→ Job
Starting at the line containing "Reproduce this chart with matplotlib." and ending at the line containing "plt.rcParams['lines.scale_dashes'] = False", reproduce each line exactly as written, with both end lines included and all pictures omitted.

# Task inputs start

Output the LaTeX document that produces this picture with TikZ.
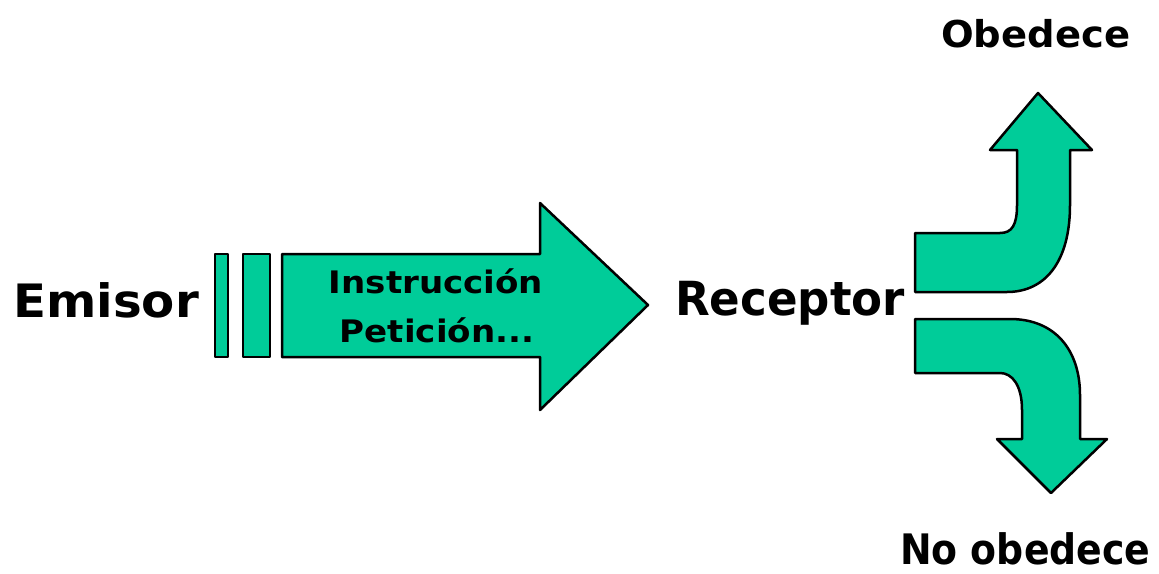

# Task inputs end
# Task inputs start

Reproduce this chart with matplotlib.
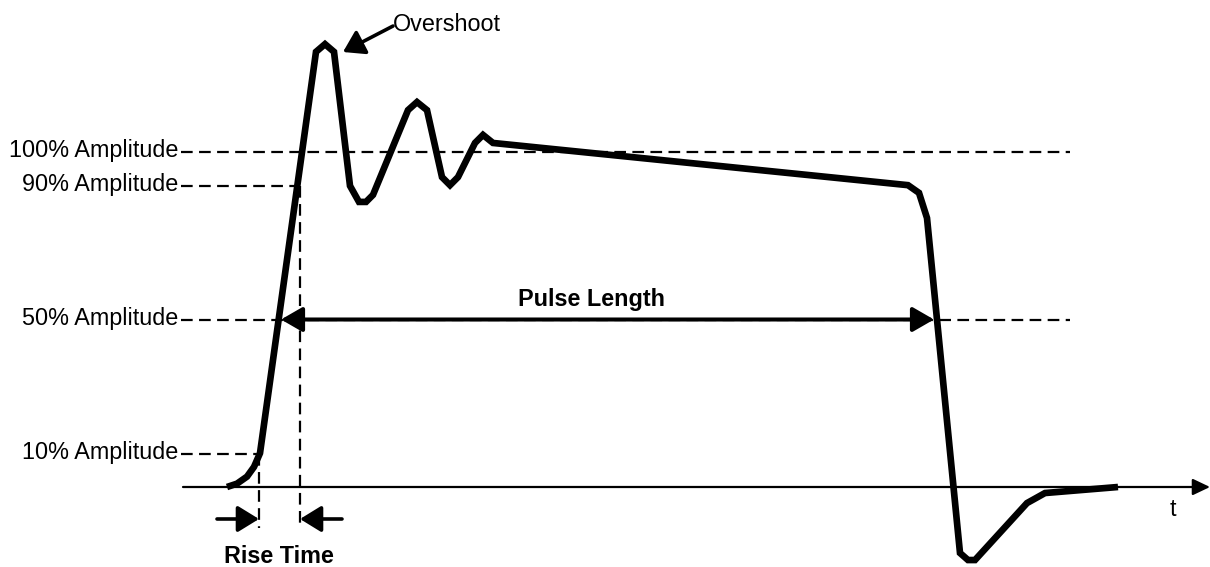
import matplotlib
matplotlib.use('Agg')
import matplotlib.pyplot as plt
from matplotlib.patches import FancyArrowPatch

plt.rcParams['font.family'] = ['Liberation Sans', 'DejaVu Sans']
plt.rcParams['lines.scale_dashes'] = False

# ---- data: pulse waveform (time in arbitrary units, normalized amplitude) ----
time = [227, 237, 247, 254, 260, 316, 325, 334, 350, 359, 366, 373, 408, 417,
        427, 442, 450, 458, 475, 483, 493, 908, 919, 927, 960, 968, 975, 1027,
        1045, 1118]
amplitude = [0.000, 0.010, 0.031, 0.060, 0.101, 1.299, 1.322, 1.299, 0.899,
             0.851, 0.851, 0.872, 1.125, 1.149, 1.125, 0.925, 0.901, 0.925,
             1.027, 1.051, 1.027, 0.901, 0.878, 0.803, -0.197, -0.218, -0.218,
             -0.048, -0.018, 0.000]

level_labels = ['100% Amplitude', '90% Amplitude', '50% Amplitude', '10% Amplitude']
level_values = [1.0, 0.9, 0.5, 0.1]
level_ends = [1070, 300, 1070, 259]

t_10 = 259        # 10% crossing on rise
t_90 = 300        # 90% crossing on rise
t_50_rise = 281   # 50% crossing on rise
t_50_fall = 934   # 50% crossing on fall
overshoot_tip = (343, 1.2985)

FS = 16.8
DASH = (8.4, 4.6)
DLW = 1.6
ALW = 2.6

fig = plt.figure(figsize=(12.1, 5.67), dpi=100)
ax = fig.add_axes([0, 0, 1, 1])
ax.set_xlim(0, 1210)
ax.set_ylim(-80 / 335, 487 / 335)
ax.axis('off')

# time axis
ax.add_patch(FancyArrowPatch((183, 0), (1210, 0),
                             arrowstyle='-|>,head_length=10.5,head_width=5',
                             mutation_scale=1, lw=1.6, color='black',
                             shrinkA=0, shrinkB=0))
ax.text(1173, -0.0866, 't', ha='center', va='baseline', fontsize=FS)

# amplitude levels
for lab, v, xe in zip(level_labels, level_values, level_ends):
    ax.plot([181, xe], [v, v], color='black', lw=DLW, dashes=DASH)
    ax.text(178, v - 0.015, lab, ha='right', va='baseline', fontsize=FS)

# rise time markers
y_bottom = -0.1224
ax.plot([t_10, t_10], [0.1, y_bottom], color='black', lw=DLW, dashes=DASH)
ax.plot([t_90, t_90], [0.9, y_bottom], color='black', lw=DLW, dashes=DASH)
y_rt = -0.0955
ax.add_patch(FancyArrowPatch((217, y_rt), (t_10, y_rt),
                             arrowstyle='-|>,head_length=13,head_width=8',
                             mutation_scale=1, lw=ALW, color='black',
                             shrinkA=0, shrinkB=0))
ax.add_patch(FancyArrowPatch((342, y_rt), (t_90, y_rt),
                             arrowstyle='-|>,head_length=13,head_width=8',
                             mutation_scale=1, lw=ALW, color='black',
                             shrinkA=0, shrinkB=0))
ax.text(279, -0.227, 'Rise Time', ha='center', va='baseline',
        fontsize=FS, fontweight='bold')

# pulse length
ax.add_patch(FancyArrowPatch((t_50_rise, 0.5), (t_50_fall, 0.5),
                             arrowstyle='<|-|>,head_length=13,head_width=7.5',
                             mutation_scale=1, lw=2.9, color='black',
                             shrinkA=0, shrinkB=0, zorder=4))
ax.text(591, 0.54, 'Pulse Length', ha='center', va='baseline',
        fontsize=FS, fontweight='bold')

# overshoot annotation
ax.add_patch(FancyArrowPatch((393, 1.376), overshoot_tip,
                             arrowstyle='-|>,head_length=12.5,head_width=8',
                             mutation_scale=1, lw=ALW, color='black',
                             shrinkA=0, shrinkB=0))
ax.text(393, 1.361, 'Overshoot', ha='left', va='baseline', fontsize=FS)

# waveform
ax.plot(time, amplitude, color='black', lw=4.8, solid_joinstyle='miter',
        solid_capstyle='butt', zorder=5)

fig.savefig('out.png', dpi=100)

# Task inputs end

→ Final result
Reproduce this chart with matplotlib.
import matplotlib
matplotlib.use('Agg')
import matplotlib.pyplot as plt
from matplotlib.patches import FancyArrowPatch

plt.rcParams['font.family'] = ['Liberation Sans', 'DejaVu Sans']
plt.rcParams['lines.scale_dashes'] = False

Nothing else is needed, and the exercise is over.